The principle of maximum entropy simply states that the probability distribution that best represents the current state of knowledge is the one with the highest entropy as it makes the fewest assumptions about the true distribution of the data. It is regarded as a foundation of statistical inference due to its broad applicability, conceptual simplicity and secure mathematical underpinning. A key tool in mathematical and applied physics it is now being applied to construct both descriptive and predictive models of complex systems and networks in a wide range of sciences from biology to structural engineering.
This book aims at providing a unifying framework, based on Information Entropy and its maximization, to connect the phenomenology of evolutionary biology, community ecology, financial economics, and statistical physics.
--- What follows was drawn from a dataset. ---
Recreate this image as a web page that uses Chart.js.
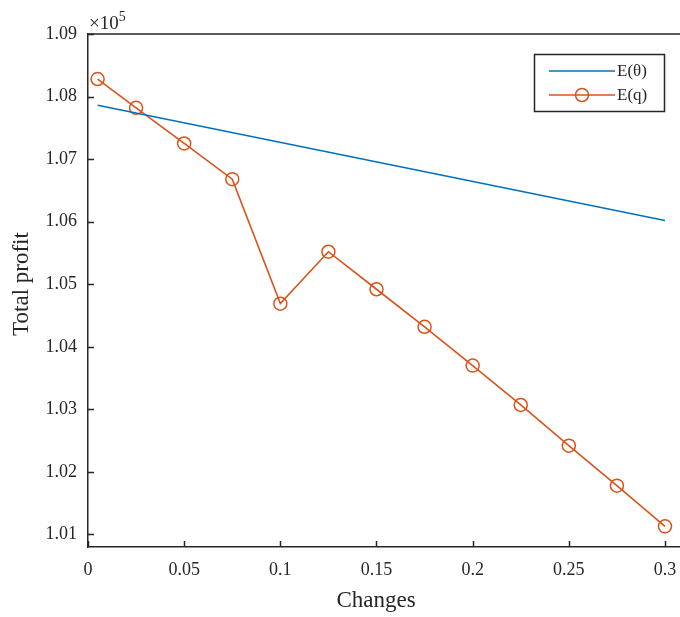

This more comprehensive view, besides providing further insight into problems, enables problem-solving strategies by applying proven methods in one discipline to formally similar problems in other areas. The book also proposes a forecasting method for important practical problems in these disciplines and is directed to researchers, students and practitioners working on modelling the dynamics of complex systems.
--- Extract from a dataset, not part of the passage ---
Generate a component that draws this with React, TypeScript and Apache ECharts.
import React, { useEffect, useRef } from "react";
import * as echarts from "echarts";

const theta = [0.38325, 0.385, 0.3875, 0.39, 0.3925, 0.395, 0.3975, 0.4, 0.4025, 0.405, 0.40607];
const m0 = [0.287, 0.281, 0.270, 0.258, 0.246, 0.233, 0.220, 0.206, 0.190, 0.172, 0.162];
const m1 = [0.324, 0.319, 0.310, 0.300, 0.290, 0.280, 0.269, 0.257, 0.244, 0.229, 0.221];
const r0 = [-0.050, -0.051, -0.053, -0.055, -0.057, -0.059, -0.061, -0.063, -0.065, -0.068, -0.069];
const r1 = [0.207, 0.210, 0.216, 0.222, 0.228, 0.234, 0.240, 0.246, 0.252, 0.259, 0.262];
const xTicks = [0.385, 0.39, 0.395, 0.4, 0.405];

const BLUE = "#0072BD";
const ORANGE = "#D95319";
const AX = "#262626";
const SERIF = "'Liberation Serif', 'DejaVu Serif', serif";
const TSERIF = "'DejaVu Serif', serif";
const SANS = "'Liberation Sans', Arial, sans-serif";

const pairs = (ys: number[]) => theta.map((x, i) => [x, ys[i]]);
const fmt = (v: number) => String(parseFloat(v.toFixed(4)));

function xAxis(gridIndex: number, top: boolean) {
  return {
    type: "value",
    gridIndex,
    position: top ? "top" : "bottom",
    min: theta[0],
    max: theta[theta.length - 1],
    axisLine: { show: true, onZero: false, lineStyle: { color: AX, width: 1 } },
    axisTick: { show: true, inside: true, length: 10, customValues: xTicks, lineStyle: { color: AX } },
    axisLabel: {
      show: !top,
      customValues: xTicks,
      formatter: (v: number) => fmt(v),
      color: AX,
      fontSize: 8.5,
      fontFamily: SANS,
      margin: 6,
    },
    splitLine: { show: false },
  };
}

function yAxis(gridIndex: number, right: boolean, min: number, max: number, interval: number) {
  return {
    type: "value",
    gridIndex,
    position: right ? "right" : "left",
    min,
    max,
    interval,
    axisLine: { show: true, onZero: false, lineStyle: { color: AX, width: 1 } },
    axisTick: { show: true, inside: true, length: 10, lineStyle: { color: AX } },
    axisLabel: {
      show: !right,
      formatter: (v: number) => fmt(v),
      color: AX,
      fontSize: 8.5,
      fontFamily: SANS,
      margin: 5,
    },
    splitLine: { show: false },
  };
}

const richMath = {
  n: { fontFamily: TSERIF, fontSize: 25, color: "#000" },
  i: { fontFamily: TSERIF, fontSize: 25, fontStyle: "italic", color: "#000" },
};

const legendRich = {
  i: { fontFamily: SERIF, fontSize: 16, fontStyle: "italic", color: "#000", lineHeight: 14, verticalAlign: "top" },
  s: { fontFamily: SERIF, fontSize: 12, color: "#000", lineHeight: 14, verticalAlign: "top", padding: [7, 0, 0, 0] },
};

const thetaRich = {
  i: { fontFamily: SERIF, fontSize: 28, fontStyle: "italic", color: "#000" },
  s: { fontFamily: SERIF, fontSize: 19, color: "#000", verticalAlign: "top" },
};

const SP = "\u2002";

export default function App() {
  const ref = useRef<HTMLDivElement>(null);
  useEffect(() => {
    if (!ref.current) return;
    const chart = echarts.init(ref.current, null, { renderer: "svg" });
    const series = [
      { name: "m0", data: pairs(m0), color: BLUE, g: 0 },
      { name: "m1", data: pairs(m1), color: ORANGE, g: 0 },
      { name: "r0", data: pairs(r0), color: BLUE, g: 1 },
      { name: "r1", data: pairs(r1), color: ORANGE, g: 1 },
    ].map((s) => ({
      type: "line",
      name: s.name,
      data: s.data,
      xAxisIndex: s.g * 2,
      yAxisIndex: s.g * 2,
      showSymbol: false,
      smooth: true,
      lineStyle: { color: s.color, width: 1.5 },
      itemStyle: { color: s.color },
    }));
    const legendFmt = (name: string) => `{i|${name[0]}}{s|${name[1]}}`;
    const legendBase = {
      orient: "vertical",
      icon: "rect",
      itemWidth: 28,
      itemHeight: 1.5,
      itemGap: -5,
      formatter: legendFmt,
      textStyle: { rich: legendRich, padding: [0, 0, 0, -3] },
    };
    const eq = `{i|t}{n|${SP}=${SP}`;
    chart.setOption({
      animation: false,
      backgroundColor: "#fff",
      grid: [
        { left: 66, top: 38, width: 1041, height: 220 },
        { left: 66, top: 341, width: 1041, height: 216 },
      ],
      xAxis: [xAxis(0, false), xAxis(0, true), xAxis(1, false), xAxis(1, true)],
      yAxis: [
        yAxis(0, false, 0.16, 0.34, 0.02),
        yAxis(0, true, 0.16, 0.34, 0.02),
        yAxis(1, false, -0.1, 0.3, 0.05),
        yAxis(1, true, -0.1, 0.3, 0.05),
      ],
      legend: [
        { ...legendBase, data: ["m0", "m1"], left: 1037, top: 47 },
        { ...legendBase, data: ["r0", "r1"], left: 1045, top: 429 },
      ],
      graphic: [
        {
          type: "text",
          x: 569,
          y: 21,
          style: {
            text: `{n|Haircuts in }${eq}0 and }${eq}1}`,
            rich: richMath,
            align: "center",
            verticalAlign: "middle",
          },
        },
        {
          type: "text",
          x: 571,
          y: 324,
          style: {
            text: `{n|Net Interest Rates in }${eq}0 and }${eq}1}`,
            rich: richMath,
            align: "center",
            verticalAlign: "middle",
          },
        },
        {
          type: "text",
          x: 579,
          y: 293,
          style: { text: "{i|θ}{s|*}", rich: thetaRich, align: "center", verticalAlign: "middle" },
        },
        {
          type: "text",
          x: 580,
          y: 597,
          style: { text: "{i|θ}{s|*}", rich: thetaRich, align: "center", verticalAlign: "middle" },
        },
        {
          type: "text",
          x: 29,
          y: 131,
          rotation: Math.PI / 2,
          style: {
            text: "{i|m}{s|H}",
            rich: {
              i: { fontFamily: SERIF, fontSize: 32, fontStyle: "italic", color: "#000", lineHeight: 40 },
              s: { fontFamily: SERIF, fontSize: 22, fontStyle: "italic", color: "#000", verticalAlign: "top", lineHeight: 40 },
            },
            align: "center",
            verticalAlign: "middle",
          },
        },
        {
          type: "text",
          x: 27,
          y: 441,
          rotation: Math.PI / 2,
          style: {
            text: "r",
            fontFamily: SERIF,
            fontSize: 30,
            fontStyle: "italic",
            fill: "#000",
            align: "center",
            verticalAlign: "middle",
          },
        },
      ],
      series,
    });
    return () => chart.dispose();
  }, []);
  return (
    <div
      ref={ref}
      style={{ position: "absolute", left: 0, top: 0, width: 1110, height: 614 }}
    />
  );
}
The common thread is how the flux of information both controls and serves to predict the dynamics of complex systems. The basis for information theory was laid down by Claude Shannon who defined information as a reduction in uncertainty or entropy. Subsequentially E. T. Jaynes proposed the Maximum Entropy principle as a general method to make the least biased inferences compatible with available information. It is shown how maximizing the Shannon information entropy allows one to infer a central object controlling the dynamics of complex systems, such as ecosystems or markets. The resulting models, which are known as pairwise maximum-entropy models, can be used to infer interactions from data in a wide variety of systems. Here, two examples are analysed in detail. The first is an application to conservation ecology, namely the issue of providing early warning indicators of population crashes of species of trees in tropical forests. The second is about forecasting the market values of firms through evolutionary economics. An interesting lesson is that PME modelling often produces accurate predictions despite not incorporating explicit interaction mechanisms.